I was also thinking of Philips GoGear Cam, but wondering if its available in India. 
The features I want most is the capacity, battery life, audio quality, good fm reception, voice recording, earphone quality, durablity, since I want the pmp to last for 2-3 years. 
If there is Folder Navigation feature, it is most welcome.
I don't want hi-fi video or attractive features, I just want the product life and durability. 
For Creative, I heard that they get malfunctioned very early, and support and warranty is poor.
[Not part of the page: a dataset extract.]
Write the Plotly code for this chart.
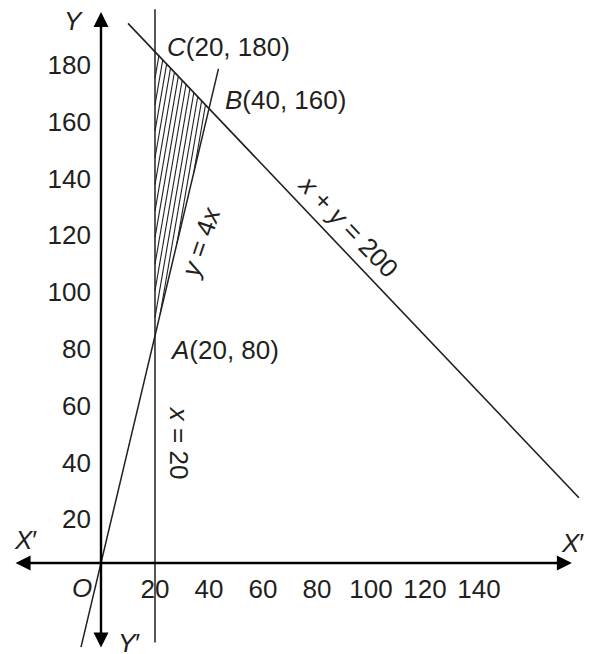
import numpy as np
import plotly.graph_objects as go

# ---------------- data ----------------
x_ticks = [20, 40, 60, 80, 100, 120, 140]
y_ticks = [20, 40, 60, 80, 100, 120, 140, 160, 180]

# corner points of the feasible region
pt_names = ["A", "B", "C"]
pt_x = [20, 40, 20]
pt_y = [80, 160, 180]

# constraint lines and the extent to which they are drawn
vline_x = 20                 # x = 20
vline_yrange = [-28, 195]
line1_slope = 4              # y = 4x
line1_xrange = [-7.4, 43.5]
line2_sum = 200              # x + y = 200
line2_xrange = [10, 177]

# axes extents (arrow tips)
xaxis_ext = [-32.2, 174.4]
yaxis_ext = [-30.3, 194.0]

# ---------------- figure ----------------
# the page body has an 8px margin, so the figure is 8px smaller
W, H = 586, 646
xr = [-34.44, 182.59]
yr = [-32.04, 195.42]
INK = "#231f20"
FONT = "Liberation Sans, Arial, sans-serif"
FS = 26

fig = go.Figure()

# hatching of the triangle A-B-C
tri = list(zip(pt_x, pt_y))
m = 5.5           # slope of hatch lines (data units)
step = 1.7
hx, hy = [], []
cs = np.arange(min(pt_x) - max(pt_y) / m, max(pt_x), step)
for c in cs:
    pts = []
    for i in range(3):
        (x1, y1), (x2, y2) = tri[i], tri[(i + 1) % 3]
        f1 = x1 - y1 / m - c
        f2 = x2 - y2 / m - c
        if f1 == f2:
            continue
        t = f1 / (f1 - f2)
        if 0 <= t <= 1:
            pts.append((x1 + t * (x2 - x1), y1 + t * (y2 - y1)))
    if len(pts) >= 2:
        pts.sort(key=lambda p: p[1])
        (a, b), (cc, d) = pts[0], pts[-1]
        if abs(d - b) > 1e-6:
            hx += [a, cc, None]
            hy += [b, d, None]
fig.add_trace(go.Scatter(x=hx, y=hy, mode="lines",
                         line=dict(color=INK, width=1.1), hoverinfo="skip"))

# x = 20
fig.add_trace(go.Scatter(x=[vline_x, vline_x], y=vline_yrange, mode="lines",
                         line=dict(color=INK, width=1.5), hoverinfo="skip"))
# y = 4x
l1x = np.array(line1_xrange)
fig.add_trace(go.Scatter(x=l1x, y=line1_slope * l1x, mode="lines",
                         line=dict(color=INK, width=1.5), hoverinfo="skip"))
# x + y = 200
l2x = np.array(line2_xrange)
fig.add_trace(go.Scatter(x=l2x, y=line2_sum - l2x, mode="lines",
                         line=dict(color=INK, width=1.6), hoverinfo="skip"))

ann = []
# axes with arrows
ann.append(dict(x=xaxis_ext[1], y=0, ax=xaxis_ext[0], ay=0, xref="x", yref="y",
                axref="x", ayref="y", text="", showarrow=True, arrowhead=2,
                arrowside="end+start", arrowsize=1.25, arrowwidth=2.4,
                arrowcolor="black", standoff=0, startstandoff=0))
ann.append(dict(x=0, y=yaxis_ext[1], ax=0, ay=yaxis_ext[0], xref="x", yref="y",
                axref="x", ayref="y", text="", showarrow=True, arrowhead=2,
                arrowside="end+start", arrowsize=1.25, arrowwidth=2.4,
                arrowcolor="black", standoff=0, startstandoff=0))


def label(x, y, text, xanchor="center", angle=0):
    ann.append(dict(x=x, y=y, xref="x", yref="y", text=text, showarrow=False,
                    xanchor=xanchor, yanchor="middle", textangle=angle,
                    font=dict(family=FONT, size=FS, color=INK)))


# point labels
label(23.7, 181.7, "<i>C</i>(20, 180)", "left")
label(45.2, 163.0, "<i>B</i>(40, 160)", "left")
label(24.8, 75.0, "<i>A</i>(20, 80)", "left")
# line labels
label(37.0, 113.0, "<i>y</i> = 4<i>x</i>", angle=-71)
label(28.9, 42.3, "<i>x</i> = 20", angle=90)
label(91.5, 118.7, "<i>x</i> + <i>y</i> = 200", angle=46)
# axis names
label(-10.0, 190.8, "<i>Y</i>")
label(-27.8, 8.1, "<i>X</i>′")
label(174.8, 7.0, "<i>X</i>′")
label(-7.0, -8.8, "<i>O</i>")
label(10.5, -28.3, "<i>Y</i>′")

fig.update_layout(
    width=W, height=H,
    margin=dict(l=0, r=0, t=0, b=0, pad=0),
    paper_bgcolor="white", plot_bgcolor="white",
    showlegend=False,
    annotations=ann,
    font=dict(family=FONT, size=FS, color=INK),
    xaxis=dict(range=xr, showgrid=False, zeroline=False, showline=False,
               tickvals=x_ticks, ticktext=[str(v) for v in x_ticks],
               ticks="", anchor="free",
               position=(0 - yr[0]) / (yr[1] - yr[0]),
               ticklabelstandoff=8, ticklabelshift=0,
               tickfont=dict(family=FONT, size=FS, color=INK),
               fixedrange=True),
    yaxis=dict(range=yr, showgrid=False, zeroline=False, showline=False,
               tickvals=y_ticks, ticktext=[str(v) for v in y_ticks],
               ticks="", anchor="free",
               position=(0 - xr[0]) / (xr[1] - xr[0]),
               ticklabelstandoff=10, ticklabelshift=13,
               tickfont=dict(family=FONT, size=FS, color=INK),
               fixedrange=True),
)

fig.write_html("out.html")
Also, is there any creative showroom in delhi?
Well I have a budget of upto 8000-10000. Previously I thought of iPod Nano 5g but I have iTunes, so rejected it.


----------



## desiibond (May 26, 2011)

*Re: Buying a PMP, Sandisk Sansa Clip / Sony NWZ E454 / Creative Zen Style?? Confused.*

If you have a budget upto 10k, add 2k and get ipod touch 8gb. This is the best PMP you can get right now, only downside being lack of memory expansion as 8GB is usually very less given the size of appstore. Or Get Cowon J3. 

Inside 10k, check 

1. Cowon D2+
2. Cowon S9
3. Sansa Fuze+


----------



## teejay_geekEd (May 26, 2011)

*Re: Buying a PMP, Sandisk Sansa Clip / Sony NWZ E454 / Creative Zen Style?? Confused.*

For pure sound quality you should consider the Cowons. Else if u want an all round entertainment device and can shell a little bit more then go for the itouch.
But for music alone, Cowon is the best in that price.
Sansa fuze+ is also good but becomes a secondary choice of sorts.


----------



## rishitells (May 26, 2011)

*Re: Buying a PMP, Sandisk Sansa Clip / Sony NWZ E454 / Creative Zen Style?? Confused.*

thanks a lot 

guys I've considered Cowon iAudio 9..
can u plz tell where to find cowon PMPs in delhi...?


----------



## teejay_geekEd (May 26, 2011)

*Re: Buying a PMP, Sandisk Sansa Clip / Sony NWZ E454 / Creative Zen Style?? Confused.*

you could order it online.
Try checking at mediahome.in , pristinenote and lynx india websites.
They are Indian sellers and trustworthy.


----------